From the above observation it appears that the fine wood pulp fibres of a papermaking length employed to form the webs of this invention should include a fibre fraction capable of passing through a 28 mesh screen, but being retainable on a 48 mesh screen. Reference in the claims to wood pulp fibres "of a papermaking length" refers to wood pulp fibres having such a fibre fraction; preferably constituting over 15% by weight of such wood pulp fibres.

Claims

.1. An absorbent dry formed fibrous web characterized in that a preponderance, by weight, of the fibres are fine wood pulp fibres of a papermaking length, no greater than about 6.35 mm (1/4 inch) and having a coarseness of less than 20 milligrams per 100 metres, said fine wood pulp fibres having experienced a freeness decrement of at least 150 by mechanical working.
2. An absorbent web as claimed in claim 1, characterized by a binder being included on opposed surfaces thereof for stabilizing the construction.
3. An absorbent web as claimed in claim 1 or 2, characterized by said fine wood pulp fibres having a freeness of less than 500.
4. An absorbent web as claimed in any one of the preceding claims, characterized in that the fine wood pulp fibres includes over 15%, by weight, fibres that will pass through 14 and 28 mesh screens and be retainable on a 48 mesh screen when subjected to the Bauer McNett wet fractionation technique described in TAPPI standard T233os-75.
5. An absorbent web as claimed in any one of the preceding claims, characterized by said fine wood pulp fibres including northeast kraft fibres.
6. An absorbent web as claimed in any one of the preceding claims, characterized by a basis weight of less than .1356 kg/m² (4 oz/yd2).

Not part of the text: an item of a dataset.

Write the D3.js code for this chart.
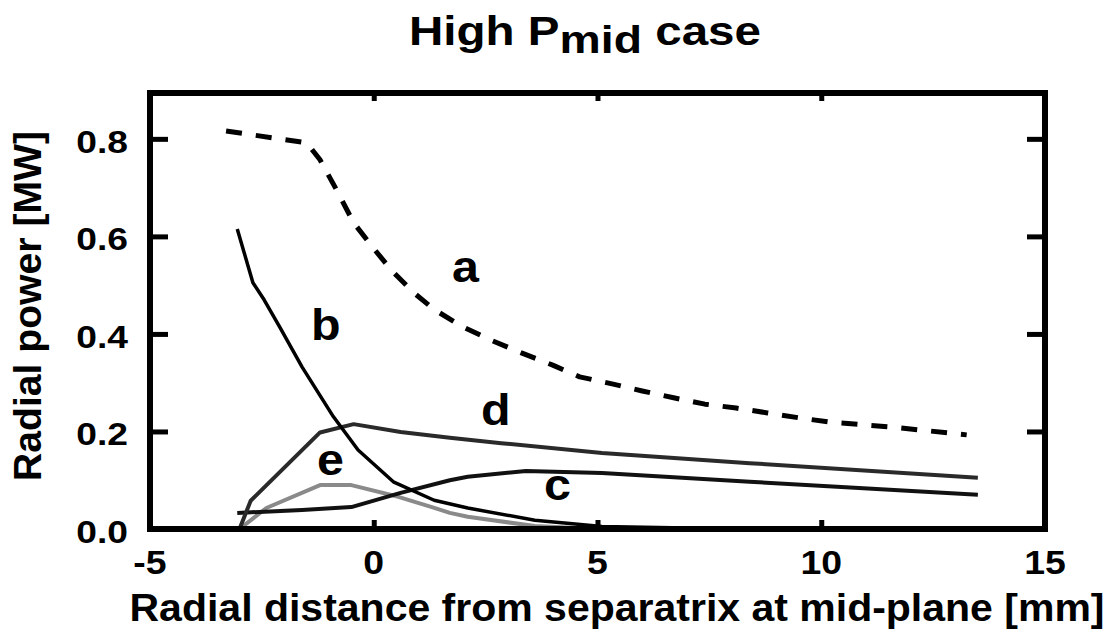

7. An absorbent web as claimed in any one of the preceding claims, characterized by an embossment establishing a plurality of spaced apart, compressed densified regions interspersed with lower density, higher loft regions.
8. An absorbent web as claimed in any one of the preceding claims, characterized by the fibre content being 100% wood pulp fibres.
9. An absorbent web as claimed in any one of the preceding claims, characterized in that all of said wood pulp fibres are said fine wood pulp fibres.